Problem details |
Leave out every picture. Copy exactly the lines from the one holding "Clone this chart in Bokeh." through the one holding "from bokeh.resources import INLINE".

Provided information |
==========

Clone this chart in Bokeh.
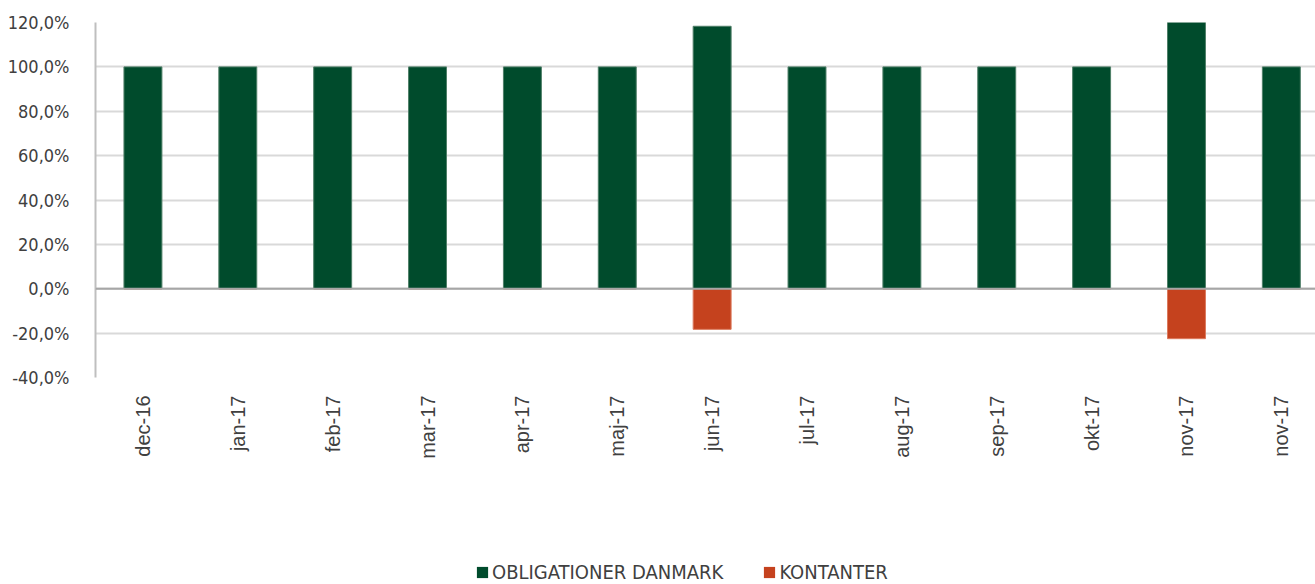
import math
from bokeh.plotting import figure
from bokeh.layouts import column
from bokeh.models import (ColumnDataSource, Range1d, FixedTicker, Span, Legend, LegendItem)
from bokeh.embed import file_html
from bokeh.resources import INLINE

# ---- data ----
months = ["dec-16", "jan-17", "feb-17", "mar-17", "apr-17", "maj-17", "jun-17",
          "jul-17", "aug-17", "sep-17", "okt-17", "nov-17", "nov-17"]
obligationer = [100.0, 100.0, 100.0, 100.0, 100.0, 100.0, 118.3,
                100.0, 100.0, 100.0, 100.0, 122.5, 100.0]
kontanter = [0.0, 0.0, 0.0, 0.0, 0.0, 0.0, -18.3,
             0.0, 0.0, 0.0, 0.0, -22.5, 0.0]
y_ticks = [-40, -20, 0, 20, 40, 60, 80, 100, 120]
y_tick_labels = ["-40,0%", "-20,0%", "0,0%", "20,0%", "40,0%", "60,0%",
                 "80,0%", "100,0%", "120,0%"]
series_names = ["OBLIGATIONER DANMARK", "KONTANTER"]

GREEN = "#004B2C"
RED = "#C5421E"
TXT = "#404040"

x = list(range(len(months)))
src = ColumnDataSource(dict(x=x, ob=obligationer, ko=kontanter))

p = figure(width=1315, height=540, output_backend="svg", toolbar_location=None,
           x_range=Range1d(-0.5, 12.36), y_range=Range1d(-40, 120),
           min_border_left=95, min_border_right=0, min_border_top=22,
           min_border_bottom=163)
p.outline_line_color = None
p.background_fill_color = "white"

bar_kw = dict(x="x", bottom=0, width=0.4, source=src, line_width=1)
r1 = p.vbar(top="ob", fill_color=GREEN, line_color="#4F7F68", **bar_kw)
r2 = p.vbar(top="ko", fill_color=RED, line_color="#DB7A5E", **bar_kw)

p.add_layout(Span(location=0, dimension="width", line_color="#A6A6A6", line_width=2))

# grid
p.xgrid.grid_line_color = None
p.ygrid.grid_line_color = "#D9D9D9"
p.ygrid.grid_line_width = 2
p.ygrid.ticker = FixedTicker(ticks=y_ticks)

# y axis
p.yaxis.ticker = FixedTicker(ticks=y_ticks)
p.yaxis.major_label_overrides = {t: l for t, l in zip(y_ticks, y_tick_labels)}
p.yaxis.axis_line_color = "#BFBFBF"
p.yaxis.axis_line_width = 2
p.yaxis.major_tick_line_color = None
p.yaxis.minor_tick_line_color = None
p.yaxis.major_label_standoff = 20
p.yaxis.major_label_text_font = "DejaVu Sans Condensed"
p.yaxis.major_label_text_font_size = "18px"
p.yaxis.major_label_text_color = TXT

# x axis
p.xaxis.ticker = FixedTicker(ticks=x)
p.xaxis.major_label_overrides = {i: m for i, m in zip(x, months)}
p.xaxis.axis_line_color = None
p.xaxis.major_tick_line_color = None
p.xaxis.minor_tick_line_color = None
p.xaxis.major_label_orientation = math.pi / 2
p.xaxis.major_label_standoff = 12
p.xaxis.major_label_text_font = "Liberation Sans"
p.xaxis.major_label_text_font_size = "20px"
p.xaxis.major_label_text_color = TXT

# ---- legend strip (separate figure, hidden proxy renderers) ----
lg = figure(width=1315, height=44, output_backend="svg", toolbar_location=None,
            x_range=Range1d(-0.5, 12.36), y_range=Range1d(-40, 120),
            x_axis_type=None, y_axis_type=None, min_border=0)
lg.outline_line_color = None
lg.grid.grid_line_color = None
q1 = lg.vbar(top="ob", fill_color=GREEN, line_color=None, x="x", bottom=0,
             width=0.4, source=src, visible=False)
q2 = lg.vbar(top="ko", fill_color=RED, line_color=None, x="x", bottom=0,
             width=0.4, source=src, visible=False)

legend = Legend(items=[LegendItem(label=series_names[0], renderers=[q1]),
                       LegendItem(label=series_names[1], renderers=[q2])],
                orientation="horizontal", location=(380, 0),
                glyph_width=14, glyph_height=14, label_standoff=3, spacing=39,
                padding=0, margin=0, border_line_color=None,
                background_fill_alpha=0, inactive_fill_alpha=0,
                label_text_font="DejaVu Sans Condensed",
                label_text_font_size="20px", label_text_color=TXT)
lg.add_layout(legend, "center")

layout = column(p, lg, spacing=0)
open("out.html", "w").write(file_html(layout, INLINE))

==========

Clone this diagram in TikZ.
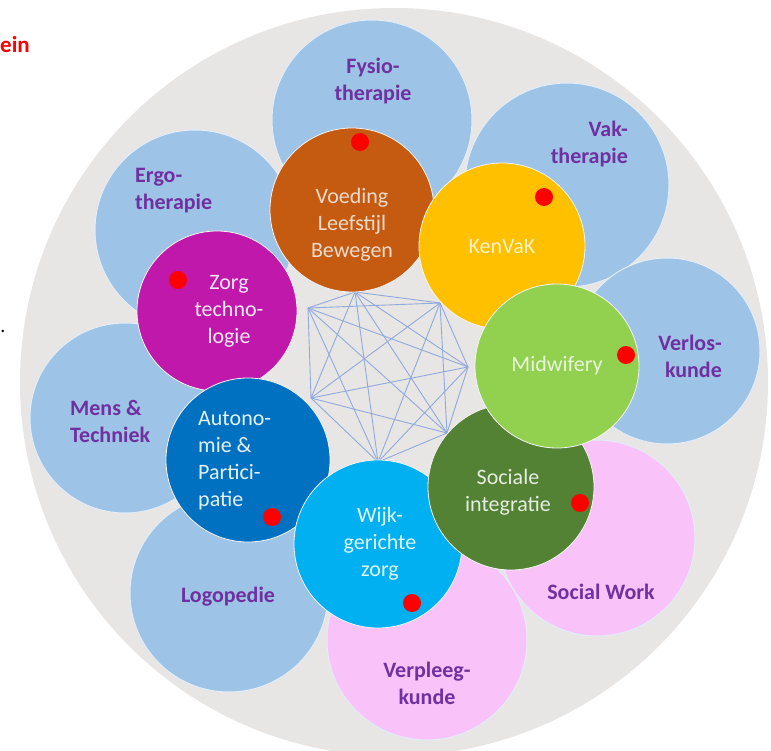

==========

Result |
Clone this chart in Bokeh.
import math
from bokeh.plotting import figure
from bokeh.layouts import column
from bokeh.models import (ColumnDataSource, Range1d, FixedTicker, Span, Legend, LegendItem)
from bokeh.embed import file_html
from bokeh.resources import INLINE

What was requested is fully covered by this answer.